#### [What to produce]
Identify all lines below that hold "matplotlib" and collect them.

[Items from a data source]
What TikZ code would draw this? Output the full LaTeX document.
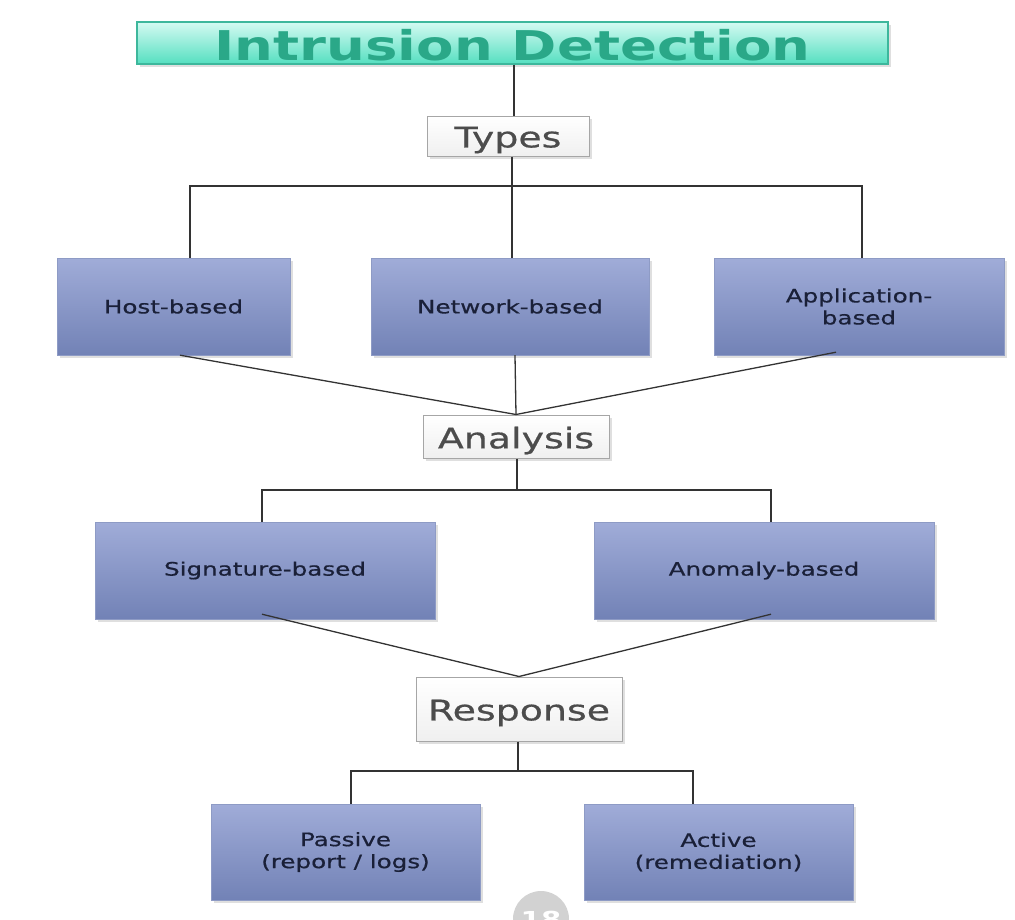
\documentclass[tikz,border=0pt]{standalone}
\usepackage{fontspec}
\setmainfont[FakeStretch=1.33]{DejaVu Sans}
\newfontfamily\medfont[FakeStretch=1.33,FakeBold=0.6]{DejaVu Sans}
\usetikzlibrary{shadows}
\definecolor{teal1}{HTML}{D4FAF2}
\definecolor{teal2}{HTML}{55DFC0}
\definecolor{tealtxt}{HTML}{2AA888}
\definecolor{tealbd}{HTML}{3DB79C}
\definecolor{blue1}{HTML}{A0ACD8}
\definecolor{blue2}{HTML}{7282B6}
\definecolor{bluetxt}{HTML}{1A2038}
\definecolor{linec}{HTML}{333333}
\newcommand\dn[2][4pt]{\raisebox{-#1}[\height][\depth]{#2}}
\tikzset{
  base/.style={inner sep=0pt, align=center, drop shadow={opacity=0.25, shadow xshift=3pt, shadow yshift=-3pt}},
  titlebox/.style={base, draw=tealbd, line width=1.5pt, top color=teal1, bottom color=teal2, text=tealtxt,
    font=\bfseries\fontsize{41}{45}\selectfont, minimum width=751pt, minimum height=42pt},
  graybox/.style={base, draw=gray!70, line width=1pt, top color=white, bottom color=gray!12, text=black!70,
    font=\medfont\fontsize{28.5}{32}\selectfont},
  bluebox/.style={base, draw=blue2!80, line width=0.4pt, top color=blue1, bottom color=blue2, text=bluetxt,
    font=\medfont\fontsize{18.5}{22}\selectfont, minimum height=97pt},
  conn/.style={draw=linec, line width=1.3pt}
}
\begin{document}
\begin{tikzpicture}[x=1pt,y=-1pt]
\useasboundingbox (0,0) rectangle (1015,919);
\clip (0,0) rectangle (1015,919);
\node[titlebox] (title) at (512.5,43) {\dn[2pt]{Intrusion Detection}};
\node[graybox, minimum width=162pt, minimum height=40pt] (types) at (508,136) {\dn{Types}};
\node[bluebox, minimum width=233pt] (host) at (173.5,306.5) {Host-based};
\node[bluebox, minimum width=278pt] (net) at (510,306.5) {Network-based};
\node[bluebox, minimum width=290pt] (app) at (859,306.5) {Application-\\based};
\node[graybox, minimum width=186pt, minimum height=43pt] (analysis) at (516,436.5) {\dn{Analysis}};
\node[bluebox, minimum width=340pt] (sig) at (265,570.5) {Signature-based};
\node[bluebox, minimum width=340pt] (anom) at (764,570.5) {Anomaly-based};
\node[graybox, minimum width=206pt, minimum height=64pt] (resp) at (519,709) {\dn{Response}};
\node[bluebox, minimum width=269pt, minimum height=96pt] (pass) at (345.5,852) {Passive\\(report / logs)};
\node[bluebox, minimum width=269pt, minimum height=96pt] (act) at (718.5,852) {Active\\(remediation)};
% connectors
\coordinate (bar1) at (512,186);
\coordinate (bar2) at (517,490);
\coordinate (bar3) at (518,771);
\draw[conn] ([xshift=1.5pt]title.south) -- ([xshift=6pt]types.north);
\draw[conn] ([xshift=4pt]types.south) -- ([xshift=2pt]net.north);
\draw[conn] ([xshift=16.5pt]host.north) |- (bar1) -| ([xshift=3pt]app.north);
\draw[conn] ([xshift=6.5pt]host.south) -- (analysis.north);
\draw[conn] ([xshift=5pt]net.south) -- (analysis.north);
\draw[conn] ([xshift=-23pt,yshift=3pt]app.south) -- (analysis.north);
\draw[conn] ([xshift=1pt]analysis.south) -- (bar2);
\draw[conn] ([xshift=-3pt]sig.north) |- (bar2) -| ([xshift=7pt]anom.north);
\draw[conn] ([xshift=-3pt,yshift=5pt]sig.south) -- (resp.north);
\draw[conn] ([xshift=7pt,yshift=5pt]anom.south) -- (resp.north);
\draw[conn] ([xshift=-1pt]resp.south) -- (bar3);
\draw[conn] ([xshift=5.5pt]pass.north) |- (bar3) -| ([xshift=-25.5pt]act.north);
% slide number
\node[circle, fill=gray!35, minimum size=56pt, inner sep=0pt, text=white,
  font=\bfseries\fontsize{22}{24}\selectfont] (pagenum) at (541,919) {18};
\end{tikzpicture}
\end{document}
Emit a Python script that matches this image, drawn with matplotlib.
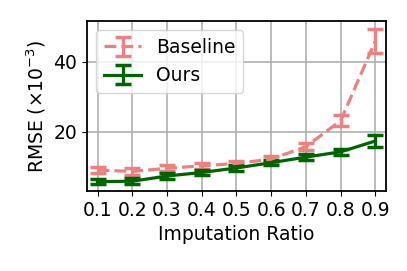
import matplotlib
matplotlib.use("Agg")
import matplotlib.pyplot as plt

ratios = [0.1, 0.2, 0.3, 0.4, 0.5, 0.6, 0.7, 0.8, 0.9]
tick_labels = ["0.1", "0.2", "0.3", "0.4", "0.5", "0.6", "0.7", "0.8", "0.9"]

# RMSE values (x 1e-3)
baseline_mean = [9.1, 8.7, 9.6, 10.3, 11.0, 12.2, 15.8, 23.2, 46.0]
baseline_err = [0.9, 0.9, 0.9, 0.8, 0.8, 0.8, 1.0, 1.6, 3.4]
ours_mean = [5.8, 5.9, 7.4, 8.4, 9.7, 11.2, 12.8, 14.3, 17.4]
ours_err = [0.8, 0.8, 0.9, 0.8, 0.8, 0.8, 0.8, 0.9, 1.7]

plt.rcParams["font.size"] = 13.5

fig = plt.figure(figsize=(4.07, 2.71), dpi=100)
ax = fig.add_axes([0.214, 0.295, 0.734, 0.628])

ax.errorbar(ratios, baseline_mean, yerr=baseline_err, color="lightcoral",
            linestyle="--", linewidth=2.3, capsize=5.5, capthick=2.5, elinewidth=2.3,
            label="Baseline")
ax.errorbar(ratios, ours_mean, yerr=ours_err, color="darkgreen",
            linestyle="-", linewidth=2.3, capsize=5.5, capthick=2.5, elinewidth=2.3,
            label="Ours")

ax.set_xticks(ratios)
ax.set_xticklabels(tick_labels)
ax.set_xlim(0.07, 0.93)
ax.set_ylim(3.1, 51.7)
ax.set_yticks([20, 40])
ax.grid(True, color="#b0b0b0", linewidth=1.2)
ax.set_axisbelow(True)
for s in ax.spines.values():
    s.set_linewidth(1.3)

ax.set_xlabel("Imputation Ratio")
ax.set_ylabel(r"RMSE ($\times 10^{-3}$)")
ax.legend(loc="upper left")

fig.savefig("out.png", dpi=100)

#### [Result]
Emit a Python script that matches this image, drawn with matplotlib.
import matplotlib
matplotlib.use("Agg")
import matplotlib.pyplot as plt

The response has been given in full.